Saturday, May 17, 2014

Twelve Monkeys

<Spoiler Review>

I'm definitely a fan of Terry Gilliam. Time Bandits, Brazil, Münchausen, Fisher King... all classics. For some reason, however, I never got around to watching Twelve Monkeys until now. I think part of it was the pitch: Bruce Willis and Brad Pitt in a mental institution. Just didn't excite me. Even when it arrived from Netflix, it sat for about two months before I signed and loaded it up.

So, now that I've seen it? I liked it, but didn't love it. I thought the performances were excellent, the visuals Gilliamesque, the plotting tight, and the treatment of a time loop unusually smart. So why aren't I raving about this film?

As is so often the case, a big problem lies in the pacing of the film. It felt like it was about 15-20 minutes longer than it needed to be. It dragged where it should have been pulse quickening... and ironically, it lacked mystery.

Much was made about the film's ambiguity. Was he really a time traveler from a post-apocalyptic wasteland or was he a schizophrenic with delusions? This could have made for some real tension, and the uncertainty could have made the film incredibly compelling... but Gilliam starts of the film with a long sequence set in 2035, firmly establishing the reality of it before we jump to 1990. For the audience, or at least for me, there was never a doubt as to what was real and what wasn't. Even down to the prison bar code tattoos on his scalp, the details were there to make it very clear to the audience that James Cole's (Bruce Willis) reality was exactly as it was portrayed on the screen. When Cole begins to doubt that reality, it doesn't shake our faith in our perception of the character or the situation, but it becomes a somewhat sad plot device allowing us to chuckle at the reversal of positions between the two protagonists.

The thing is, it could have been easily fixed by never showing 2035. If our only experience was of 1990 and then 1996, we would have been in the position of Dr. Railly (Madeline Stowe). As the audience, we would have had more of an open mind about things, but we would have had doubt... which is a thing I never had while watching the movie.

Granted, if Gilliam had done that then we would have had K-Pax, only eight years early. It wouldn't have looked like a Gilliam feel or had any of his trademark visual panache. It would have been a more interesting film though.

Even the reveal of Cole's dreams was something that I felt certain of the second that Cole recognized Railly as the woman in his recurring nightmare. It was merely a question of when and why would she change her hair color.

What did work was the misdirection over how the viral outbreak got started. This was excellently done and I didn't even begin to suspect until the airport sequence. Even when the Army of the Twelve Monkeys released the zoo animals, I thought it was the source of the outbreak. After all, we were repeatedly told that the virus had mutated, and we know that viruses can, and do, make the jump from birds to humans.

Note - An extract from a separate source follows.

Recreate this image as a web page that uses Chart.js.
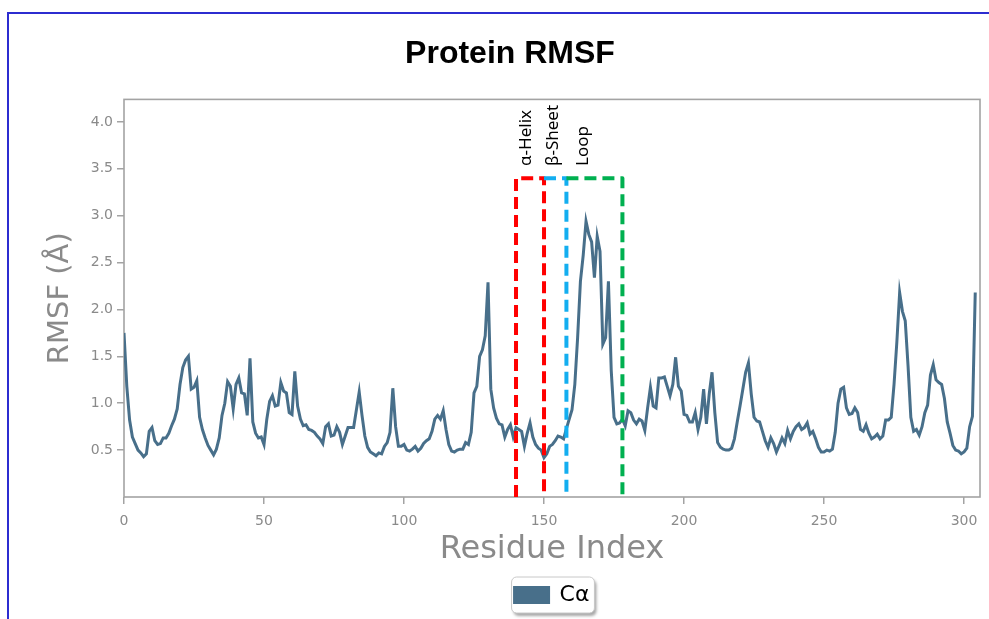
<!DOCTYPE html>
<html>
<head>
<meta charset="utf-8">
<title>Protein RMSF</title>
<script src="https://cdn.jsdelivr.net/npm/chart.js@4.4.1/dist/chart.umd.min.js"></script>
<style>
    html, body { margin: 0; padding: 0; background: #fff; overflow: hidden; }
    #frame { position: absolute; left: 7px; top: 12px; width: 1200px; height: 800px;
             border-left: 2px solid #2c2cd0; border-top: 2px solid #2c2cd0; }
    #wrap { position: absolute; left: 0; top: 0; width: 989px; height: 619px; }
</style>
</head>
<body>
<div id="frame"></div>
<div id="wrap"><canvas id="rmsfChart" width="989" height="619"></canvas></div>
<script>
// C-alpha RMSF per residue (Å)
const rmsfValues = [
    1.75, 1.18, 0.82, 0.64, 0.57, 0.50, 0.47, 0.43, 0.46, 0.70,
    0.74, 0.60, 0.56, 0.57, 0.63, 0.63, 0.68, 0.76, 0.83, 0.94,
    1.20, 1.38, 1.46, 1.50, 1.15, 1.17, 1.24, 0.85, 0.72, 0.63,
    0.55, 0.50, 0.45, 0.51, 0.63, 0.87, 1.00, 1.23, 1.18, 0.94,
    1.20, 1.27, 1.11, 1.10, 0.87, 1.48, 0.80, 0.68, 0.63, 0.64,
    0.56, 0.83, 1.02, 1.08, 0.97, 0.98, 1.22, 1.13, 1.11, 0.90,
    0.88, 1.34, 0.97, 0.83, 0.76, 0.77, 0.72, 0.71, 0.69, 0.65,
    0.62, 0.57, 0.75, 0.78, 0.65, 0.66, 0.75, 0.69, 0.56, 0.65,
    0.74, 0.74, 0.74, 0.93, 1.12, 0.87, 0.65, 0.53, 0.48, 0.46,
    0.44, 0.47, 0.46, 0.54, 0.58, 0.69, 1.16, 0.75, 0.54, 0.54,
    0.56, 0.50, 0.49, 0.51, 0.54, 0.49, 0.52, 0.57, 0.60, 0.62,
    0.70, 0.83, 0.87, 0.83, 0.92, 0.72, 0.56, 0.49, 0.48, 0.50,
    0.51, 0.51, 0.58, 0.56, 0.69, 1.11, 1.18, 1.50, 1.57, 1.72,
    2.29, 1.15, 0.95, 0.84, 0.78, 0.77, 0.64, 0.72, 0.77, 0.64,
    0.74, 0.72, 0.70, 0.54, 0.68, 0.79, 0.64, 0.56, 0.52, 0.50,
    0.42, 0.46, 0.54, 0.56, 0.60, 0.65, 0.64, 0.62, 0.73, 0.83,
    0.93, 1.20, 1.70, 2.30, 2.58, 2.94, 2.80, 2.72, 2.34, 2.78,
    2.62, 1.63, 1.70, 2.30, 1.35, 0.85, 0.78, 0.79, 0.83, 0.76,
    0.92, 0.90, 0.82, 0.78, 0.83, 0.81, 0.71, 0.95, 1.17, 0.97,
    0.95, 1.27, 1.27, 1.28, 1.18, 1.08, 1.20, 1.49, 1.18, 1.13,
    0.88, 0.87, 0.80, 0.80, 0.90, 0.72, 0.85, 1.15, 0.78, 1.10,
    1.33, 0.90, 0.58, 0.53, 0.51, 0.50, 0.50, 0.52, 0.62, 0.80,
    0.97, 1.15, 1.33, 1.43, 1.10, 0.85, 0.81, 0.80, 0.70, 0.60,
    0.53, 0.63, 0.57, 0.48, 0.55, 0.63, 0.57, 0.71, 0.62, 0.70,
    0.75, 0.78, 0.72, 0.74, 0.79, 0.67, 0.70, 0.62, 0.53, 0.48,
    0.48, 0.50, 0.49, 0.51, 0.69, 1.00, 1.15, 1.17, 0.95, 0.88,
    0.89, 0.95, 0.90, 0.72, 0.70, 0.77, 0.68, 0.62, 0.64, 0.67,
    0.62, 0.65, 0.82, 0.82, 0.85, 1.20, 1.65, 2.18, 1.98, 1.88,
    1.40, 0.85, 0.70, 0.72, 0.66, 0.75, 0.90, 0.98, 1.30, 1.41,
    1.25, 1.22, 1.20, 1.05, 0.80, 0.68, 0.55, 0.50, 0.49, 0.46,
    0.48, 0.52, 0.75, 0.86, 2.18
];
const residueIndex = rmsfValues.map((_, i) => i);

// secondary structure boxes (residue ranges)
const regionNames  = ['α-Helix', 'β-Sheet', 'Loop'];
const regionStarts = [140, 150, 158];
const regionEnds   = [150, 158, 178];
const regionLabelAt = [143.6, 153.2, 163.9];
const regionTop = 3.4;
const regionLabelBase = 3.53;
const regionColors = ['#ff0000', '#13aef0', '#00b050'];

const lineColor = '#486f8a';
const axisGray = '#a3a3a3';
const textGray = '#8a8a8a';

const plotBox = {
    id: 'plotBox',
    beforeDatasetsDraw(chart) {
        const { ctx, chartArea: a } = chart;
        ctx.save();
        ctx.strokeStyle = axisGray;
        ctx.lineWidth = 1.6;
        ctx.strokeRect(a.left, a.top, a.right - a.left, a.bottom - a.top);
        ctx.restore();
    }
};

const regionBoxes = {
    id: 'regionBoxes',
    afterDatasetsDraw(chart) {
        const { ctx, scales: { x, y } } = chart;
        const top = y.getPixelForValue(regionTop);
        const bottom = y.getPixelForValue(0);
        ctx.save();
        ctx.lineWidth = 4;
        ctx.setLineDash([12, 6]);
        ctx.lineJoin = 'round';
        regionStarts.forEach((start, i) => {
            const x0 = x.getPixelForValue(start);
            const x1 = x.getPixelForValue(regionEnds[i]);
            ctx.strokeStyle = regionColors[i];
            ctx.beginPath();
            if (i === 0) {
                ctx.moveTo(x0, bottom);
                ctx.lineTo(x0, top);
            } else {
                ctx.moveTo(x0, top);
            }
            ctx.lineTo(x1, top);
            ctx.lineTo(x1, bottom);
            ctx.stroke();
        });
        ctx.setLineDash([]);
        ctx.fillStyle = '#000';
        ctx.font = '17px "Noto Sans"';
        ctx.textAlign = 'left';
        ctx.textBaseline = 'middle';
        regionNames.forEach((name, i) => {
            ctx.save();
            ctx.translate(x.getPixelForValue(regionLabelAt[i]), y.getPixelForValue(regionLabelBase));
            ctx.rotate(-Math.PI / 2);
            ctx.fillText(name, 0, 0);
            ctx.restore();
        });
        ctx.restore();
    }
};

// rounded frame with a drop shadow behind the legend item
const legendFrame = {
    id: 'legendFrame',
    beforeDraw(chart) {
        const hb = chart.legend && chart.legend.legendHitBoxes[0];
        if (!hb) return;
        const { ctx } = chart;
        const l = hb.left - 3, t = hb.top - 7, w = hb.width + 8, h = hb.height + 14;
        ctx.save();
        ctx.shadowColor = 'rgba(0,0,0,0.35)';
        ctx.shadowBlur = 3;
        ctx.shadowOffsetX = 2;
        ctx.shadowOffsetY = 3;
        ctx.fillStyle = '#fff';
        ctx.strokeStyle = '#c8c8c8';
        ctx.lineWidth = 1;
        ctx.beginPath();
        ctx.roundRect(l, t, w, h, 5);
        ctx.fill();
        ctx.shadowColor = 'transparent';
        ctx.stroke();
        ctx.restore();
    }
};

const ctx = document.getElementById('rmsfChart').getContext('2d');
new Chart(ctx, {
    type: 'line',
    data: {
        labels: residueIndex,
        datasets: [{
            label: 'Cα',
            data: rmsfValues,
            borderColor: lineColor,
            backgroundColor: lineColor,
            borderWidth: 3,
            pointRadius: 0,
            tension: 0
        }]
    },
    options: {
        responsive: false,
        animation: false,
        layout: { padding: { left: 40, right: 9, top: 0, bottom: 3 } },
        scales: {
            x: {
                type: 'linear',
                min: 0,
                max: 305.7,
                afterFit(scale) { scale.height = 77; },
                border: { display: false },
                grid: { drawOnChartArea: false, drawTicks: true, tickLength: 7, color: axisGray, lineWidth: 1.5 },
                ticks: {
                    stepSize: 50,
                    includeBounds: false,
                    padding: 9,
                    color: textGray,
                    font: { family: 'DejaVu Sans', size: 14 },
                    callback: v => String(v)
                },
                title: {
                    display: true,
                    text: 'Residue Index',
                    color: textGray,
                    font: { family: 'DejaVu Sans', size: 32 },
                    padding: { top: 0, bottom: 5 }
                }
            },
            y: {
                min: 0,
                max: 4.24,
                afterFit(scale) { scale.width = 84; },
                afterBuildTicks(scale) {
                    scale.ticks = scale.ticks.filter(t => t.value > 0 && t.value <= 4);
                },
                border: { display: false },
                grid: { drawOnChartArea: false, drawTicks: true, tickLength: 7, color: axisGray, lineWidth: 1.5 },
                ticks: {
                    stepSize: 0.5,
                    padding: 4,
                    color: textGray,
                    font: { family: 'DejaVu Sans', size: 14 },
                    callback: v => v.toFixed(1)
                },
                title: {
                    display: true,
                    text: 'RMSF (Å)',
                    color: textGray,
                    font: { family: 'DejaVu Sans', size: 29 },
                    padding: { top: 3, bottom: 0 }
                }
            }
        },
        plugins: {
            title: {
                display: true,
                text: 'Protein RMSF',
                color: '#000',
                font: { family: 'Liberation Sans', size: 32, weight: 'bold' },
                padding: { top: 35, bottom: 26 }
            },
            legend: {
                display: true,
                position: 'bottom',
                fullSize: false,
                labels: {
                    boxWidth: 34,
                    boxHeight: 15,
                    padding: 10,
                    color: '#000',
                    font: { family: 'DejaVu Sans', size: 22 }
                }
            },
            tooltip: { enabled: false }
        }
    },
    plugins: [plotBox, regionBoxes, legendFrame]
});
</script>
</body>
</html>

What also worked was the unflinching acceptance of the time loop. Cole never tries to change the course of history until the end, and only then because he is pushed to do it from all sides. The hero does not save the day, but he accomplishes his mission. The film ends with the doom of humankind and the beginnings of a future of bleak desolation. Cole will grow up in a world of savagery and desperation, become a violent criminal, and in an attempt to provide answers for the future, become the catalyst for the viral outbreak itself.

After all, if Cole hadn't been sent back, then he wouldn't have met Jeffrey (Brad Pitt), Jeffrey wouldn't have formed the Army of the Twelve Monkeys, Dr. Reilly wouldn't have become convinced of the dangers and reached Dr. Goines (Christopher Plummer), who wouldn't have removed himself from security protocols, and Dr. Peters would have never had unrestricted access to the virus. Cole ensures his own future and dooms the human race.

Other directors might have changed the ending. Allowed Cole to stop the virus... maybe dying in the process, but saving humankind. I deeply respect Gilliam for not taking that route.

All that said, I really do like the film. I just don't love it. It's too self-indulgent, and that self-indulgence lessens the film. It's not a bad film, not at all. It's just not as great as it could have been... and that's a shame.